Menurutnya, tantangan bagi sektor pertanian kini adalah semakin berkurangnya pengusaha-pengusaha pertanian sementara pertumbuhan penduduk terus meningkat. Keadaan ini dapat menimbulkan krisis pangan. Aktor utamanya, yakni petani, juga semakin miskin sedangkan kebutuhan pangan semakin meningkat. Hal ini dapat menyebabkan rantai pasok pangan yang mungkin terputus.
Ahli kecerdasan buatan dan block chain ini menjelaskan bahwa generasi milenial harus memiliki pandangan baru terhadap pertanian. Pertanian itu sejatinya profesi yang sangat keren. Kini, teknologi industri 4.0 yang didukung oleh robot dan kecerdasan buatan, semakin memudahkan proses pertanian. Dengan pengelolaan yang baik, hasilnya juga semakin menguntungkan.

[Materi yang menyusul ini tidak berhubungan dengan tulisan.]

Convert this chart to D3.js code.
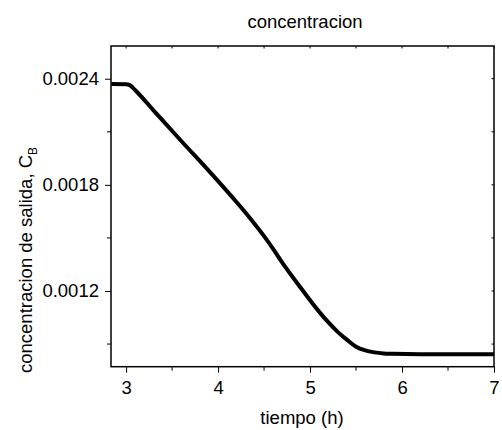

“Menjadi petani tidaklah harus selalu kotor dan memusingkan. Teknologi ini harus dimanfaatkan dan seharusnya diterapkan di pertanian sehingga menjadi daya tarik untuk generasi milenial,” ungkapnya dalam rilis yang diterima Republika.co.id.
Ia menilai bahwa perkembangan digitalisasi pertanian menjadi jawaban akan keraguan generasi muda terhadap profesi pertanian. Pertanian cerdas dengan pertanian digital ini didorong oleh konsep Agromaritim 5.0 dengan menerapkan analisis big data. Konsep ini dikembangkan oleh IPB University.
“Agromatim 5.0 secara perlahan mengubah konvesional farming menjadi pertanian modern yang terintegrasi dan presisi. IPB University terus mendorong penerapannya dalam lima hingga 10 tahun ke depan. Melalui konsep ini, pertanian yang cerdas semakin didorong dengan teknologi IoT (internet of things) dan kecerdasan buatan,” imbuhnya.
Dengan konsep ini, lanjutnya, berbagai produk pertanian didorong untuk memiliki nilai tambah yang tinggi. Generasi muda harus memiliki kreativitas agar dapat mendorong majunya pertanian. Karena pertanian modern tidak hanya mencakup panen namun menciptakan ekosistem pertanian yang menguntungkan dengan nilai tambah.
“Proses hulu hilir di masa depan harus menggalakkan teknologi cerdas. Di IPB University telah diupayakan agar dosen dan mahasiswa melalui penelitian dan komunitas terus mengembangkan teknologi cerdas untuk diaplikasikan di pertanian,” sebutnya. Ia berharap para mahasiswa Indonesia dapat menjadi digital talent di masa datang.